“Data cleaning,” sounds like a combination of two of my least favorite things: math and cleaning. I’ve never been the sharpest at doing math in my head (calculators in phones are a direct blessing from God) and I think we can all agree that putting laundry away is one of the most tedious tasks in the world. Going into data cleaning I definitely had some preconceived notions about what the process was going to look like, but I still tried to keep a positive outlook.
And to be honest, I’m so glad I did keep an open mind because I really enjoyed the process of data cleaning and looking at data sets as a whole. Everything I disliked about a data set I could remove (within reason of course) and I found myself enjoying looking for different patterns in each of the data sets I collected or created.
The first data set I looked at was from the United States Department of Agriculture, specifically their data on the certified organic farmland acreage, livestock numbers and farm operations. I mentioned earlier that I thought data cleaning was going to be tedious, so I wanted to choose something I thought would be interesting, which is how I ended up picking some data about cows. How could I be bored when I was thinking about baby cows?
After cleaning up some of the data this is the final chart I ended up with. I decided to change up some key elements in the original chart that I think in the end made it easier to read and understand. In the original it listed years sporadically from 1996 onward, but it my edited version I kept the years that only appeared consistently which happened to be from 2002-2008. As a result I also had to alter the changed column to reflect the years that I removed from the original. It’s really interesting to note the flux between numbers in almost every category in every year. There’s never a steady gain or decrease, which is good information to have when you’re looking for patterns.
Things I would liked to see answered with this data set include seeing patterns between different types of cows, if the total number of turkeys start to decline as a result of the number of people not eating meat anymore going up and why broilers are going up even though I have no idea what that is.
The next data set I cleaned up was from the United States Census Bureau and it covered the number of same sex couples in the United States from 2005-2017. I honestly was a little confused by this data set because gay marriage wasn’t legalized in the United States until 2015 so I was left wondering how ten years of “married couples” could even exist on paper? I’m going to assume that these were gay couples that filled out the census and even though they weren’t legitimized by the state they still lived together and considered themselves married and filled it out that way on the census form. Which works for me honestly.
I noticed on the bottom of this form that there was a note that said the census questionnaire changed after 2009 and as a result there was a lot more gay couples counted since that time. With that in mind I decided to cut the data and make the year range from 2010-2017 because there were a lot of gay couples left out and the previously collected data seemed wrong as a result. I noticed that there wasn’t a big jump in the amount of married gay couples in 2015 and I wondered why that is. Not knowing how the original information was gathered is a surprising obstacle I wasn’t expecting, what questions were participants asked to have the data end up this way?
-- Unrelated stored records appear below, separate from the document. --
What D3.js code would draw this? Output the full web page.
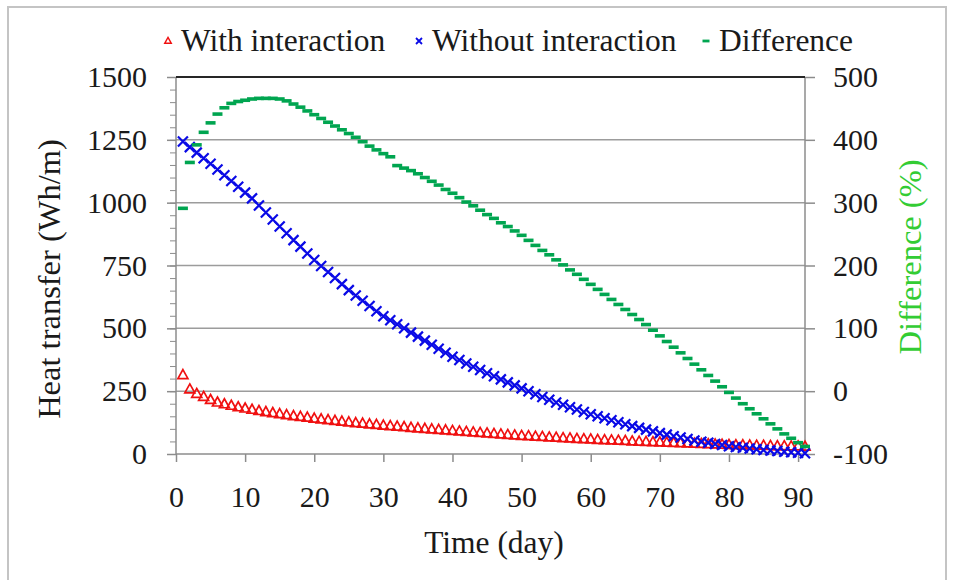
<!DOCTYPE html>
<html>
<head>
<meta charset="utf-8">
<script src="https://cdn.jsdelivr.net/npm/d3@7"></script>
<style>
  body { margin: 0; background: #fff; }
</style>
</head>
<body>
<div id="chart"></div>
<script>
// days 1..91
var days = d3.range(1, 92);

// heat transfer with interaction (Wh/m)
var withInteraction = [314, 257, 239, 227, 215, 205, 198, 192, 186, 181,
  176, 171, 167, 163, 159, 155, 151, 148, 145, 141,
  138, 135, 132, 129, 126, 123, 121, 118, 116, 113,
  111, 109, 107, 104, 102, 100, 98, 96, 94, 92,
  90, 88, 86, 84, 82, 80, 78, 76, 74, 72,
  71, 69, 68, 66, 65, 63, 62, 60, 59, 58,
  56, 55, 54, 53, 52, 50, 49, 48, 47, 46,
  45, 44, 43, 42, 41, 40, 39, 38, 37, 36,
  35, 35, 34, 33, 33, 32, 31, 31, 30, 30, 29];

// heat transfer without interaction (Wh/m)
var withoutInteraction = [1243, 1221, 1199, 1177, 1155, 1132, 1109, 1086, 1063, 1040,
  1017, 989, 961, 933, 905, 878, 851, 825, 798, 772,
  748, 724, 700, 676, 652, 631, 610, 589, 568, 548,
  532, 516, 500, 483, 467, 451, 435, 419, 403, 387,
  374, 360, 347, 334, 321, 309, 297, 285, 273, 261,
  250, 238, 227, 216, 205, 196, 186, 177, 167, 158,
  150, 142, 134, 126, 118, 111, 104, 97, 90, 83,
  77, 71, 66, 60, 54, 49, 45, 40, 36, 31,
  28, 25, 22, 19, 16, 14, 12, 9, 7, 5, 3];

// difference (%) - right axis
var difference = [291, 364, 392, 412, 427, 441, 451, 458, 461, 463,
  465, 466, 466, 466, 465, 462, 457, 452, 446, 440,
  434, 428, 422, 416, 410, 404, 397, 390, 384, 378,
  373, 359, 355, 351, 346, 340, 334, 328, 321, 315,
  308, 301, 295, 288, 281, 275, 268, 262, 255, 248,
  240, 232, 224, 217, 209, 201, 193, 186, 178, 170,
  162, 154, 146, 138, 130, 122, 114, 106, 97, 88,
  79, 70, 61, 52, 43, 34, 25, 16, 7, -2,
  -11, -20, -28, -36, -44, -52, -60, -68, -75, -82, -88];

var xTicks = [0, 10, 20, 30, 40, 50, 60, 70, 80, 90];
var leftTicks = [0, 250, 500, 750, 1000, 1250, 1500];
var rightTicks = [-100, 0, 100, 200, 300, 400, 500];
var seriesNames = ["With interaction", "Without interaction", "Difference"];

var W = 955, H = 580;
var plot = {left: 176, right: 805, top: 77, bottom: 454};
var font = "'Liberation Serif'";
var plain = function(d) { return String(d); };   // keep "-100" with a plain hyphen, no thousands comma

// touch the font once through a canvas so it is ready before the svg text is laid out
var warm = document.createElement("canvas").getContext("2d");
warm.font = "30px " + font;
warm.measureText("Heat transfer 1500");

var svg = d3.select("#chart").append("svg")
    .attr("width", W)
    .attr("height", H);

// outer frame
svg.append("rect")
    .attr("x", 8).attr("y", 7)
    .attr("width", 938).attr("height", 590)
    .attr("fill", "none")
    .attr("stroke", "#c4c4c4")
    .attr("stroke-width", 2);

var x = d3.scaleLinear().domain([0, 91]).range([plot.left, plot.right]);
var yL = d3.scaleLinear().domain([0, 1500]).range([plot.bottom, plot.top]);
var yR = d3.scaleLinear().domain([-100, 500]).range([plot.bottom, plot.top]);

// gridlines
svg.append("g")
  .selectAll("line")
  .data(leftTicks.filter(function(d) { return d > 0 && d < 1500; }))
  .enter().append("line")
    .attr("x1", plot.left).attr("x2", plot.right)
    .attr("y1", function(d) { return yL(d); })
    .attr("y2", function(d) { return yL(d); })
    .attr("stroke", "#9c9c9c")
    .attr("stroke-width", 1.5);

function styleAxis(g) {
  g.attr("font-family", null);
  g.select(".domain").remove();
  g.selectAll("line").attr("stroke", "#8c8c8c").attr("stroke-width", 1.5);
  g.selectAll("text").style("font-family", font).style("font-size", "30px").attr("fill", "#1a1a1a");
}

// minor ticks on left axis
svg.append("g")
    .attr("transform", "translate(" + plot.left + ",0)")
    .call(d3.axisLeft(yL).tickValues(d3.range(0, 1501, 50)).tickSize(6).tickFormat(""))
    .call(function(g) { g.select(".domain").remove(); })
    .call(function(g) { g.selectAll("line").attr("stroke", "#8c8c8c").attr("stroke-width", 1); });

// left axis
svg.append("g")
    .attr("transform", "translate(" + plot.left + ",0)")
    .call(d3.axisLeft(yL).tickValues(leftTicks).tickFormat(plain).tickSize(9).tickPadding(20))
    .call(styleAxis);

// right axis
svg.append("g")
    .attr("transform", "translate(" + plot.right + ",0)")
    .call(d3.axisRight(yR).tickValues(rightTicks).tickFormat(plain).tickSize(10).tickPadding(18))
    .call(styleAxis);

// bottom axis
svg.append("g")
    .attr("transform", "translate(0," + plot.bottom + ")")
    .call(d3.axisBottom(x).tickValues(xTicks).tickFormat(plain).tickSize(8).tickPadding(24))
    .call(styleAxis);

// axis lines
svg.append("line")
    .attr("x1", plot.left).attr("x2", plot.left)
    .attr("y1", plot.top).attr("y2", plot.bottom)
    .attr("stroke", "#8c8c8c").attr("stroke-width", 1.5);
svg.append("line")
    .attr("x1", plot.right).attr("x2", plot.right)
    .attr("y1", plot.top).attr("y2", plot.bottom)
    .attr("stroke", "#8c8c8c").attr("stroke-width", 1.5);
svg.append("line")
    .attr("x1", plot.left).attr("x2", plot.right)
    .attr("y1", plot.bottom).attr("y2", plot.bottom)
    .attr("stroke", "#8c8c8c").attr("stroke-width", 1.5);
svg.append("line")
    .attr("x1", plot.left).attr("x2", plot.right)
    .attr("y1", plot.top).attr("y2", plot.top)
    .attr("stroke", "#262626").attr("stroke-width", 2);

// markers
var triPath = "M0,-5.5L5,3.5L-5,3.5Z";
var crossPath = "M-5,-5L5,5M-5,5L5,-5";
var dashPath = "M-5,0L5,0";

function drawSeries(values, yScale, path, color, width) {
  svg.append("g")
    .selectAll("path")
    .data(values)
    .enter()
    .append("path")
      .attr("transform", function(d, i) { return "translate(" + x(days[i]) + "," + yScale(d) + ")"; })
      .attr("d", path)
      .attr("fill", "none")
      .attr("stroke", color)
      .attr("stroke-width", width);
}

drawSeries(withInteraction, yL, triPath, "#f01010", 1.7);
drawSeries(withoutInteraction, yL, crossPath, "#0a0ae6", 2.2);
drawSeries(difference, yR, dashPath, "#00a550", 3.6);

// legend
var legendItems = [
  {name: seriesNames[0], x: 168, path: "M0,-3.6L3.3,2.3L-3.3,2.3Z", color: "#f01010", w: 1.4},
  {name: seriesNames[1], x: 419, path: "M-3,-3L3,3M-3,3L3,-3", color: "#0a0ae6", w: 1.8},
  {name: seriesNames[2], x: 706, path: "M-3.5,0L3.5,0", color: "#00a550", w: 2.8}
];
var legend = svg.append("g");
legendItems.forEach(function(d) {
  legend.append("path")
      .attr("transform", "translate(" + d.x + ",41)")
      .attr("d", d.path)
      .attr("fill", "none")
      .attr("stroke", d.color)
      .attr("stroke-width", d.w);
  legend.append("text")
      .attr("x", d.x + 13)
      .attr("y", 51)
      .style("font-family", font)
      .style("font-size", "31.5px")
      .attr("fill", "#1a1a1a")
      .text(d.name);
});

// axis titles
svg.append("text")
    .attr("transform", "translate(60,279) rotate(-90)")
    .attr("text-anchor", "middle")
    .style("font-family", font)
    .style("font-size", "32.5px")
    .attr("fill", "#1a1a1a")
    .text("Heat transfer (Wh/m)");

svg.append("text")
    .attr("transform", "translate(921,257) rotate(-90)")
    .attr("text-anchor", "middle")
    .style("font-family", font)
    .style("font-size", "32.5px")
    .attr("fill", "#33cc33")
    .text("Difference (%)");

svg.append("text")
    .attr("x", 494)
    .attr("y", 553)
    .attr("text-anchor", "middle")
    .style("font-family", font)
    .style("font-size", "31.5px")
    .attr("fill", "#1a1a1a")
    .text("Time (day)");
</script>
</body>
</html>
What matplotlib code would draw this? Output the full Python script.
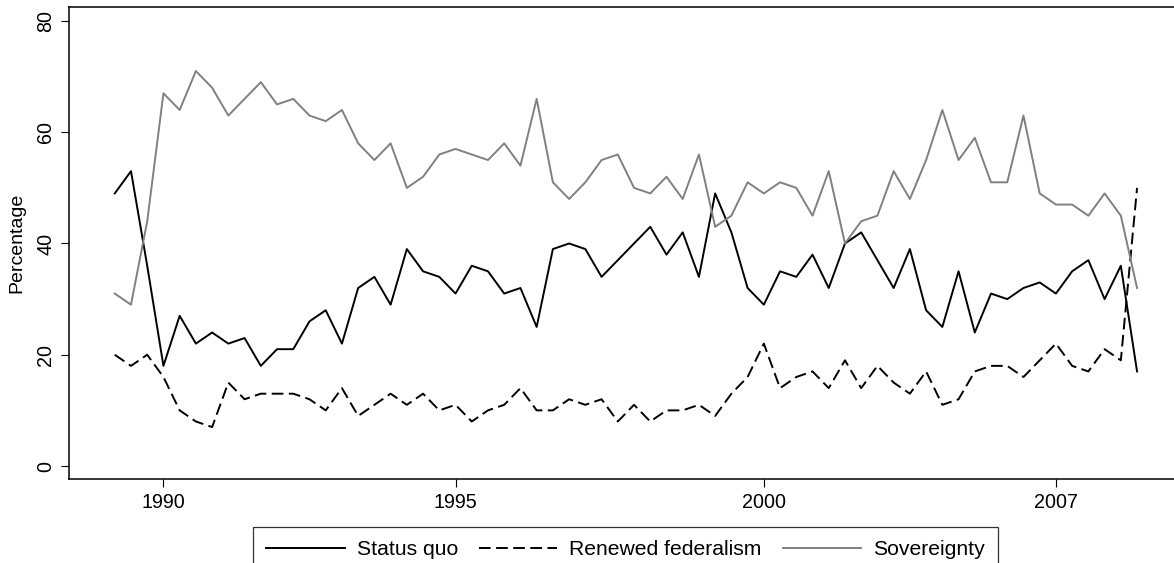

Is there a way to clarify data if you don’t know how it was originally obtained? I’m not sure of the answer now but I hope I can discover it in the future. Another question I’d like to answer is where this data is coming from, are they polling mostly in large cities? I’d like to see a break down of rural area couples vs city couples.
For my own data set I decided to take inspiration from the fact that the Tony Awards are on tonight. I got most of my information from Playbill.com. To begin I compiled a chart detailing the winners in the musical categories between 2008 and 2017. I included nine of the possible categories musicals could win awards in and when individual actors won I associated them with the musical they were a part of.
As I was compiling this data I already had a slew of questions brewing in my head that I could answer with this chart. Is there any correlation between a specific winner in one category winning Best Musical? What are the chances of winning Best Musical if that musical hasn’t won (or has won) in any other categories? What category is the most likely to have a winner that hasn’t won in any other category? This is so much more fun than math or putting away laundry I almost can’t believe it wow. I can see this data potentially displayed in a bubble chart, a tree map or a flow chart. This is a formal apology for data cleaning and data sets, you’re nowhere near as bad as math and I’m completely officially excited to use you again in the future.